Узкая специализация неотвратимо ведет к утрате перспективы, к ослаблению чувства реального, к гипертрофированным оценкам той иди другой темы, к субъективной, несправедливой оценке чужого труда и, в конечном счете, к появлению малополезных опусов со скоротечной жизнью в науке.
Арабиста должно интересовать все арабское. Нет нужды добавлять, что он должен раскрывать историю арабов в перспективе истории всемирной. Мой учитель Игнатий Юлианович Крачковский, посвятивший свою жизнь исследованию средневековых арабских рукописей, явился, вслед за незаурядным литератором и востоковедом А. Е. Крымским, первооткрывателем новой арабской литературы. А 13 июня 1936 г. он оппонировал на защите диссертации о крупном деятеле национально-освободительного движения Египта — Мустафе Кямиле.
Жизнь продолжается. 19 июня 1972 г. историк средневековых арабов выступит на защите филологической диссертации о переводах книги Ленина.
…«Ад-дауля вас-саура»… «Государство и революция».
Я раскрываю том Ленина.
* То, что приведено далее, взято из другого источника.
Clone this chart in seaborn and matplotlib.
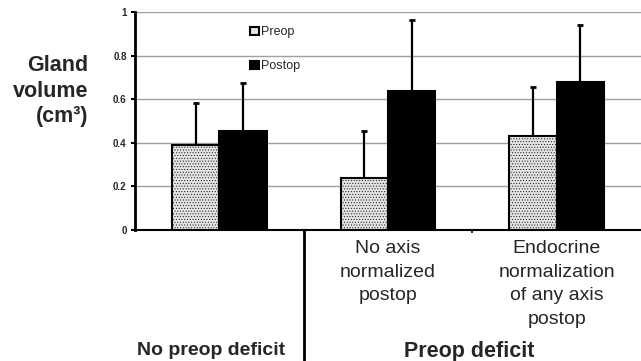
import matplotlib
matplotlib.use("Agg")
import matplotlib.pyplot as plt
import seaborn as sns
import pandas as pd

# data
groups = ["No preop deficit", "No axis normalized", "Endocrine normalization"]
group_labels = ["", "No axis\nnormalized\npostop", "Endocrine\nnormalization\nof any axis\npostop"]
phases = ["Preop", "Postop"]
preop_mean = [0.39, 0.24, 0.43]
postop_mean = [0.455, 0.635, 0.68]
preop_sd = [0.19, 0.215, 0.225]
postop_sd = [0.22, 0.33, 0.26]

df = pd.DataFrame({
    "group": groups * 2,
    "phase": ["Preop"] * 3 + ["Postop"] * 3,
    "volume": preop_mean + postop_mean,
    "sd": preop_sd + postop_sd,
})

sns.set_style("white")
plt.rcParams["font.family"] = ["Liberation Sans", "DejaVu Sans"]
plt.rcParams["hatch.linewidth"] = 0.35

fig = plt.figure(figsize=(6.41, 3.61), dpi=100)
ax = fig.add_axes([0.2106, 0.363, 0.7894, 0.604])

sns.barplot(data=df, x="group", y="volume", hue="phase", order=groups,
            hue_order=phases, palette={"Preop": "#e2e2e2", "Postop": "black"},
            width=0.56, gap=0, errorbar=None, edgecolor="black", linewidth=1.5,
            saturation=1, ax=ax, zorder=3)

# hatch the preop bars and add one-sided error bars
for bars, ph in zip(ax.containers, phases):
    sub = df[df["phase"] == ph].set_index("group").loc[groups]
    xs = [b.get_x() + b.get_width() / 2 for b in bars]
    if ph == "Preop":
        for b in bars:
            b.set_hatch("......")
    ax.errorbar(xs, sub["volume"], yerr=[[0] * 3, sub["sd"]], fmt="none",
                ecolor="black", elinewidth=1.6, capsize=2, capthick=2, zorder=2)

ax.set_ylim(0, 1)
ax.set_xlim(-0.5, 2.5)
ax.set_yticks([0, 0.2, 0.4, 0.6, 0.8, 1])
ax.set_yticklabels(["0", "0.2", "0.4", "0.6", "0.8", "1"], fontsize=7, fontweight="bold")
ax.yaxis.grid(True, color="#a0a0a0", linewidth=1)
ax.set_axisbelow(True)
ax.tick_params(axis="y", length=3, width=1.5, left=True, color="black", pad=3)
ax.set_xticks([0.5, 1.5])
ax.set_xticklabels([])
ax.tick_params(axis="x", length=2, width=1.2, bottom=True, color="black")
for s in ["top", "right"]:
    ax.spines[s].set_visible(False)
ax.spines["left"].set_linewidth(2)
ax.spines["bottom"].set_linewidth(1.5)
ax.spines["left"].set_color("black")
ax.spines["bottom"].set_color("black")
ax.set_xlabel("")
ax.set_ylabel("")

# category labels under the axis
tr = ax.get_xaxis_transform()
for i, lab in enumerate(group_labels):
    if lab:
        ax.text(i, -0.045, lab, ha="center", va="top", fontsize=14,
                transform=tr, linespacing=1.52)
ax.text(-0.05, -0.573, "No preop deficit", ha="center", va="baseline", fontsize=14,
        fontweight="bold", transform=tr)
ax.text(1.48, -0.583, "Preop deficit", ha="center", va="baseline", fontsize=15.5,
        fontweight="bold", transform=tr)
ax.plot([0.5, 0.5], [0, -0.62], color="black", lw=2, transform=tr, clip_on=False)

fig.text(0.138, 0.848, "Gland\nvolume\n(cm³)", ha="right", va="top",
         fontsize=15.5, fontweight="bold", linespacing=1.3)

leg = ax.legend(loc="upper left", bbox_to_anchor=(0.205, 0.985), frameon=False,
                fontsize=9, handlelength=0.7, handleheight=0.7,
                handletextpad=0.2, labelspacing=1.75)

fig.savefig("out.png", dpi=100)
Он знаком не только по студенческим и аспирантским экзаменам. Каждый раз перечитываешь эти страницы по-новому, и неизменно они будят и привычные и еще не посещавшие тебя чувства. Почему? Потому что вечно на этих страницах свежее дыхание революционной бури. В каждом слове Ленина — биение сердца революции. «Каждое слово Ленина стреляет», — сказал один из сподвижников Владимира Ильича. А ты от книги к книге, от опыта к опыту зреешь и в то же время остаешься самим собой, вот откуда это переплетение знакомых и новых ощущений.